Gerade in Krisenzeiten, in denen der Puls schneller schlägt, wirke zusätzliche Liquidität auf die Finanzbranche «wie Sauerstoffzufuhr auf den Körper». Auf die Realwirtschaft, also auf Industrieproduktion und Dienstleistungen, wirke die Liquidität «wie ein Schmiermittel», so Geiger.

Schweizerische Nationalbank mit rund 3 Mrd. Franken

Die Schweizerische Nationalbank (SNB), die ja einen möglichst unabhängigen Kurs von der Europäischen Zentralbank (EZB) und der US-Notenbank (FED) fährt, hat sich an dieser Liquiditäspolitik auch beteiligt.

Gemäss SNB-Ausweis schoss die SNB am Donnerstag rund 1,44 und am Freitag 1,7 Mrd. Franken Tagesgeld zu unter dem Marktniveau angebotenen Zinsen ein. Am Montag entzog sie das Geld teilweise bereits wieder.

Die EZB hatte letzte Woche 95 Mrd. Euro für 1 Tag eingespiesen, wobei 61 Mrd. davon bis am Montag zurückzuzahlen waren.

Turbulenzen und Krisen in der Finanzbranche greifen auf diese Weise weniger auf die anderen Wirtschaftsbranchen über.

Ein Beispiel: Eine Bank, die selber keine Liquidität mehr hat, wird einem Unternehmen eher den Betriebskredit kündigen und damit Produktions- und Verkaufsausfälle verursachen, obwohl der Betrieb eigentlich gut läuft.

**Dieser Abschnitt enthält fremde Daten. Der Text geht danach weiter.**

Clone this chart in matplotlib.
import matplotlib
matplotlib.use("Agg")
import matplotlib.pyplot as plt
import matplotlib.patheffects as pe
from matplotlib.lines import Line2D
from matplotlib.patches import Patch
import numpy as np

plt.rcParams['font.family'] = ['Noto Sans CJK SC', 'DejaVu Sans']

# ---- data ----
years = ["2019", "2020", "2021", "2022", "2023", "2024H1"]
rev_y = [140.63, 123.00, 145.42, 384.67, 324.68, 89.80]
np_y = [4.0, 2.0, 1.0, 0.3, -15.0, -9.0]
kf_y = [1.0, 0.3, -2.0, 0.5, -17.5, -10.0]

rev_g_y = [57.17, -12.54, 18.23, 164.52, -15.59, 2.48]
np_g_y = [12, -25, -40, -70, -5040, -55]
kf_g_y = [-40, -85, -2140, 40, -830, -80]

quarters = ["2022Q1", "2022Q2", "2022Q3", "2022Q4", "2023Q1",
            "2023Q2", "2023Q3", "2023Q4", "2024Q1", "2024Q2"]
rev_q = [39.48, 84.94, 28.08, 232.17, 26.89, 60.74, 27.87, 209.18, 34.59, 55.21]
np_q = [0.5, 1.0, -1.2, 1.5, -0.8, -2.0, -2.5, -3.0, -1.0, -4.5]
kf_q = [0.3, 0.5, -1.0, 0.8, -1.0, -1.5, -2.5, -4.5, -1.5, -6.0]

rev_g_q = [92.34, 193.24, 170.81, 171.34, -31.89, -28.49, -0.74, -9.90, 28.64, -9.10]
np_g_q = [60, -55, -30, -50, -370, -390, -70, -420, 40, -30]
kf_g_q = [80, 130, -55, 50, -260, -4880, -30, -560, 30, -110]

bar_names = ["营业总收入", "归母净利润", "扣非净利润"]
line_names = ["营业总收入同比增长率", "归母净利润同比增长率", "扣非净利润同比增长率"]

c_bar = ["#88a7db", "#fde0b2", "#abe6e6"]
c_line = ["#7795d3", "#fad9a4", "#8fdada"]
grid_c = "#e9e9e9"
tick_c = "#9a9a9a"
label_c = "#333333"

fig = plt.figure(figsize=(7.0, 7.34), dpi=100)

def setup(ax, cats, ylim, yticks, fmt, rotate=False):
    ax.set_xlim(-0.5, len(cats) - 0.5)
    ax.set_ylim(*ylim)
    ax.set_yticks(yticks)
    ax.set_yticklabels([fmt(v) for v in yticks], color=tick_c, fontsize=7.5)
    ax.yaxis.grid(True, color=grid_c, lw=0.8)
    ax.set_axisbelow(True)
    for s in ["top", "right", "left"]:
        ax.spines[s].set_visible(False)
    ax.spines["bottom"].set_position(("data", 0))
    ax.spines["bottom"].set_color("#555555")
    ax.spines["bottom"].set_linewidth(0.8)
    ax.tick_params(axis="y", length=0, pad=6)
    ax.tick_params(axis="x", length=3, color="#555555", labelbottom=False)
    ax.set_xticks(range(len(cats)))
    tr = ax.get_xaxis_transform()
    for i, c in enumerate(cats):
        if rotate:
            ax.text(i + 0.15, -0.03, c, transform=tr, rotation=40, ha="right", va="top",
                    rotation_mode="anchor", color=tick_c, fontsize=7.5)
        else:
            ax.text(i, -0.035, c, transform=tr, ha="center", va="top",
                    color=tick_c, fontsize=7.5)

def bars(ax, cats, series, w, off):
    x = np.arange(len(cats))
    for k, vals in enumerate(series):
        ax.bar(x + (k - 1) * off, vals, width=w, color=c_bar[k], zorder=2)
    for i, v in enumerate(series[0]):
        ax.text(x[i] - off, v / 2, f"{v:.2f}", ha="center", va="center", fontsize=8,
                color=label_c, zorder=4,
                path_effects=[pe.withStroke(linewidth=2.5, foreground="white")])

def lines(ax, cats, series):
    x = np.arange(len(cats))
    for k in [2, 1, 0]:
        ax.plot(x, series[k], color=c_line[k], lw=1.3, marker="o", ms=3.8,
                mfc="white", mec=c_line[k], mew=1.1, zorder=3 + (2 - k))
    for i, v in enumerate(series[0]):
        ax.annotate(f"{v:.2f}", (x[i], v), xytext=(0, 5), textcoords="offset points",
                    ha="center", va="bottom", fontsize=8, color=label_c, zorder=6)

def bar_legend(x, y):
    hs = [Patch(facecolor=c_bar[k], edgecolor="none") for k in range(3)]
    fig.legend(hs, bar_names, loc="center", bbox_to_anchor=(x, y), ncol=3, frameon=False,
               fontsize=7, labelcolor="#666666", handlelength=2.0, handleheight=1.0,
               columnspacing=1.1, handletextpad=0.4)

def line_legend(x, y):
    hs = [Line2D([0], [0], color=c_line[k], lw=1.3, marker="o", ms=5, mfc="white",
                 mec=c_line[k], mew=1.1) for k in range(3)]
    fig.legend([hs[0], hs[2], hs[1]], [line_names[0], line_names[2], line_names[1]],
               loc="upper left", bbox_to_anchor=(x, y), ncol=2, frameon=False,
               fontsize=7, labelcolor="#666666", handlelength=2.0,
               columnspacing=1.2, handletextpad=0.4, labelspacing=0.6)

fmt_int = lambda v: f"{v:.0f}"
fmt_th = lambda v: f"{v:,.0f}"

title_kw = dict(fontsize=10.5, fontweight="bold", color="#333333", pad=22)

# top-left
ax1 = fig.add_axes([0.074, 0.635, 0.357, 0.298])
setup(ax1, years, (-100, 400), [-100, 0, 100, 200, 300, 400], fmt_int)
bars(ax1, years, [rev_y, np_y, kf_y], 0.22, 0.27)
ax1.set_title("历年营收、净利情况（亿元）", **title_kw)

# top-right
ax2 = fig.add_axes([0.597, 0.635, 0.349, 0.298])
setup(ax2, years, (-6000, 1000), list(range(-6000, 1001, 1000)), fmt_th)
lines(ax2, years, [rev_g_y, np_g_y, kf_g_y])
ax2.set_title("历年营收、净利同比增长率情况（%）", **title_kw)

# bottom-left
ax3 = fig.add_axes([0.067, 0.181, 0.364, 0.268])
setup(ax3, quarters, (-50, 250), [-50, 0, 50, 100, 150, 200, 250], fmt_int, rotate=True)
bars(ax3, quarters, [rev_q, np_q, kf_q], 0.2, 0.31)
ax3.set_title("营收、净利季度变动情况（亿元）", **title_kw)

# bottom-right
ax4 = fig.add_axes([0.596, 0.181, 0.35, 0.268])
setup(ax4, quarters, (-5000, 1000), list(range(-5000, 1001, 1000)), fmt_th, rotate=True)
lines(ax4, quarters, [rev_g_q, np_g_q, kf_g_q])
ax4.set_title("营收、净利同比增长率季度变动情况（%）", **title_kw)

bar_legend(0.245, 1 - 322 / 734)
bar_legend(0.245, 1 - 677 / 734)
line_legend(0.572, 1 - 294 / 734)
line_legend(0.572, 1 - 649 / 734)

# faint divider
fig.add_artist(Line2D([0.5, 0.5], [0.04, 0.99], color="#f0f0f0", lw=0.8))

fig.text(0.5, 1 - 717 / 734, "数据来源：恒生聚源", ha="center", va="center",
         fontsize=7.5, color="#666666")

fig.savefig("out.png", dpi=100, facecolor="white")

«Auf diese Weise überträgt sich eine Finanzmarktkrise auf den realen Wirtschafts- sprich Konjunkturverlauf», so Geiger. Das sei auf jeden Fall zu vermeiden, besonders wenn die Weltwirtschaft an sich gut laufe und auch die Aktienpreise nicht übermässig hoch bewertet seien.

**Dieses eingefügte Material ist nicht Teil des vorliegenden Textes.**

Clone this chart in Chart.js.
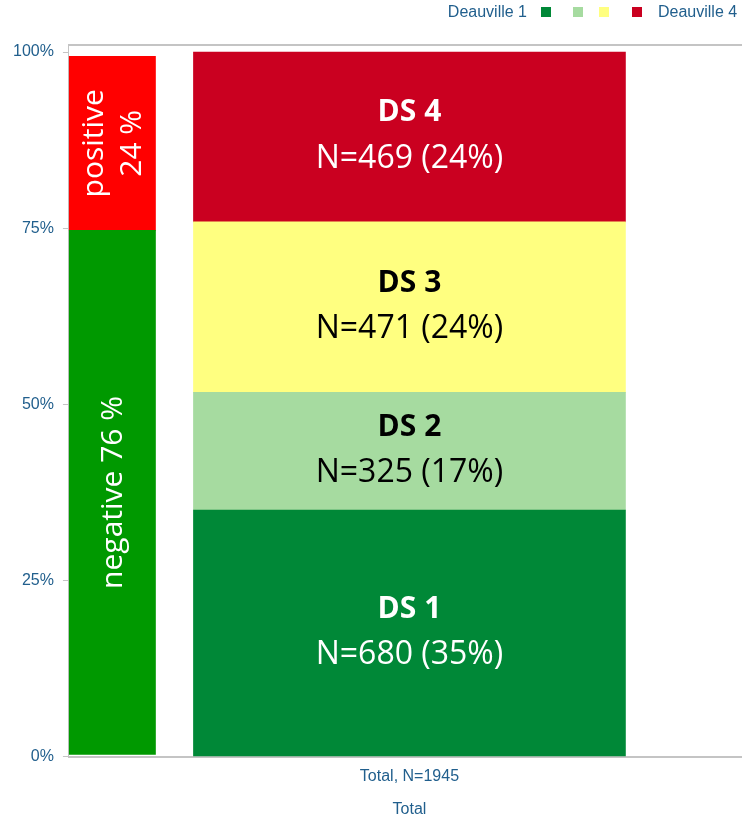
<!DOCTYPE html>
<html>
<head>
<meta charset="utf-8">
<script src="https://cdn.jsdelivr.net/npm/chart.js@4"></script>
<style>
  html, body { margin: 0; padding: 0; background: #fff; overflow: hidden; }
  /* plot frame runs off the right edge in the original, so the canvas is a bit wider than the window */
  #wrap { width: 750px; height: 819px; position: relative; }
</style>
</head>
<body>
<div id="wrap"><canvas id="dsChart"></canvas></div>
<script>
// Data
const categories = ['Total, N=1945'];
const dsNames = ['Deauville 1', 'Deauville 2', 'Deauville 3', 'Deauville 4'];
const dsShort = ['DS 1', 'DS 2', 'DS 3', 'DS 4'];
const dsCounts = [680, 325, 471, 469];
const dsPercent = [35.0, 16.7, 24.2, 24.1];
const dsPercentLabel = [35, 17, 24, 24];
const splitNames = ['negative', 'positive'];
const splitRanges = [[0.3, 74.7], [74.7, 99.4]];
const splitLabels = [['negative 76 %'], ['positive', '24 %']];
const yTicks = [0, 25, 50, 75, 100];

const dsColors = ['#008837', '#a6dba0', '#ffff80', '#ca0020'];
const dsTextColors = ['#ffffff', '#000000', '#000000', '#ffffff'];
const splitColors = ['#009900', '#ff0000'];
const axisBlue = '#215f8d';
const lineGray = '#c4c4c4';

const datasets = [];
// left narrow bar first so it is drawn on top
splitNames.forEach(function(name, i) {
  datasets.push({
    label: name,
    data: [splitRanges[i]],
    backgroundColor: splitColors[i],
    borderWidth: 0,
    grouped: false,
    xAxisID: 'x2',
    barThickness: 88,
    maxBarThickness: 88
  });
});
dsNames.forEach(function(name, i) {
  datasets.push({
    label: name,
    data: [dsPercent[i]],
    backgroundColor: dsColors[i],
    borderWidth: 0,
    stack: 'main',
    grouped: false,
    xAxisID: 'x',
    barThickness: 432,
    maxBarThickness: 432
  });
});

// Text inside the bars
const barLabels = {
  id: 'barLabels',
  afterDatasetsDraw(chart) {
    const ctx = chart.ctx;
    const nSplit = splitNames.length;
    ctx.save();
    ctx.textAlign = 'center';
    ctx.textBaseline = 'middle';
    for (let i = 0; i < dsNames.length; i++) {
      const el = chart.getDatasetMeta(nSplit + i).data[0];
      const cy = (el.y + el.base) / 2;
      ctx.fillStyle = dsTextColors[i];
      ctx.font = 'bold 30px "Open Sans"';
      ctx.fillText(dsShort[i], el.x, cy - 24);
      ctx.font = '32px "Open Sans"';
      ctx.fillText('N=' + dsCounts[i] + ' (' + dsPercentLabel[i] + '%)', el.x, cy + 22);
    }
    for (let j = 0; j < nSplit; j++) {
      const el = chart.getDatasetMeta(j).data[0];
      const cy = (el.y + el.base) / 2;
      const lines = splitLabels[j];
      ctx.save();
      ctx.translate(el.x, cy);
      ctx.rotate(-Math.PI / 2);
      ctx.fillStyle = '#ffffff';
      ctx.font = '30px "Open Sans"';
      const gap = 38;
      lines.forEach(function(t, k) {
        ctx.fillText(t, 0, (k - (lines.length - 1) / 2) * gap + 2);
      });
      ctx.restore();
    }
    ctx.restore();
  }
};

// Legend: "Deauville 1" then four swatches then "Deauville 4"
const topLegend = {
  id: 'topLegend',
  afterDraw(chart) {
    const ctx = chart.ctx;
    const boxX = [541, 573, 599, 632];
    ctx.save();
    ctx.font = '16px "Liberation Sans", Arial, sans-serif';
    ctx.fillStyle = axisBlue;
    ctx.textBaseline = 'middle';
    ctx.textAlign = 'right';
    ctx.fillText(dsNames[0], 527, 13);
    ctx.textAlign = 'left';
    ctx.fillText(dsNames[3], 658, 13);
    boxX.forEach(function(x, i) {
      ctx.fillStyle = dsColors[i];
      ctx.fillRect(x, 7, 10, 10);
    });
    ctx.restore();
  }
};

new Chart(document.getElementById('dsChart').getContext('2d'), {
  type: 'bar',
  data: { labels: categories, datasets: datasets },
  options: {
    responsive: true,
    maintainAspectRatio: false,
    animation: false,
    layout: { padding: { top: 45, left: 4, right: 0, bottom: 0 } },
    plugins: {
      legend: { display: false },
      tooltip: { enabled: false }
    },
    scales: {
      x: {
        position: 'bottom',
        grid: { display: false, drawTicks: false },
        border: { display: true, color: lineGray, width: 2 },
        ticks: { color: axisBlue, padding: 10, font: { family: '"Liberation Sans", Arial, sans-serif', size: 16 } },
        title: {
          display: true,
          text: 'Total',
          color: axisBlue,
          padding: { top: 4, bottom: 0 },
          font: { family: '"Liberation Sans", Arial, sans-serif', size: 16 }
        }
      },
      x2: {
        type: 'category',
        labels: ['', '', '', '', '', '', '', ''],
        position: 'top',
        offset: true,
        grid: { display: false, drawTicks: false },
        border: { display: true, color: lineGray, width: 2 },
        ticks: { display: false }
      },
      y: {
        min: 0,
        max: 101,
        afterBuildTicks: function(axis) {
          axis.ticks = yTicks.map(function(v) { return { value: v }; });
        },
        grid: { drawOnChartArea: false, drawTicks: true, tickLength: 6, color: lineGray },
        border: { display: true, color: lineGray, width: 1 },
        ticks: {
          color: axisBlue,
          padding: 9,
          font: { family: '"Liberation Sans", Arial, sans-serif', size: 16 },
          callback: function(v) { return v + '%'; }
        }
      }
    }
  },
  plugins: [barLabels, topLegend]
});
</script>
</body>
</html>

swissinfo, Alexander Künzle

Die vergangene Woche war geprägt von einem weltweiten Preissturz an den internationalen Börsen.

Vorausgegangen waren Insolvenzen in der amerikanischen, später auch internationalen Hypothekarbanken-Branche.

Ende der Woche griffen die Zentralbanken ein und verabreichten den Finanzmärkten teils sehr grosszügige Liquiditätsspritzen.

Diese haben offenbar über das Wochenende und zu Wochenbeginn gewirkt.

Zumindest in der Schweiz haben sich die Kursverläufe der Aktienmärkte wieder etwas stabilisiert.

Die USA zählen rund 300 Mio. Einwohner.
Davon haben bis 70% Einfamilienhäuser, die sie mit Hypotheken (Mortgages) finanzieren.
Diese Mortgage-Kredite wurden wegen dem Immobilienboom mit immer weniger Restriktionen vergeben.
Das gestiegene Risiko wurde über leicht höhere Zinssätze auszugleichen versucht.
Diese Mehrbelastung stand jedoch in keiner Relation mit der Zunahme des Risikos.
Über Hedgefonds und «Stückelungen» (Verbriefung, Securitisation) als Risikoverteilung beteiligten sich auch internationale Institute und Anleger am US-Markt, indem sie den US-Banken Kreditrisiken abkauften.

Der «Herdentrieb», dem die Anleger ohnehin unterworfen sind, soll laut Händlern durch die computergestützten Investitionsmodelle noch verstärkt werden.

Diese Händler sind der Meinung, dass Kaufs- und Verkaufsaufträge am Ende von Handelstagen auf automatisiertes Verhalten schliessen lassen lässt.

Computergestützte Anlagemodelle gehen demnach oft von Trends oder Verhaltensmustern aus, die eine Fortschreibung der jüngsten Vergangenheit sind.

Auch sie erkennen unerwartete Einbrüche nur schlecht.

Auf- und Abwärtsbewegungen an Aktienmärkten werden ausserdem durch Anlagekonstrukte verstärkt, die sogenannte Derivate sind. Dabei werden zum Beispiel blosse Anrechte auf Aktienkäufe zu einem bestimmten Preis separat gehandelt (Optionen).

Diese kosten weniger als die Aktie, sind aber um das Mehrfache volatiler als der Aktienpreis selbst: Verliert zum Beispiel eine Aktie «nur» einen Fünftel ihres Werts, kann der Wert der Option auf diese Aktie auf Null fallen.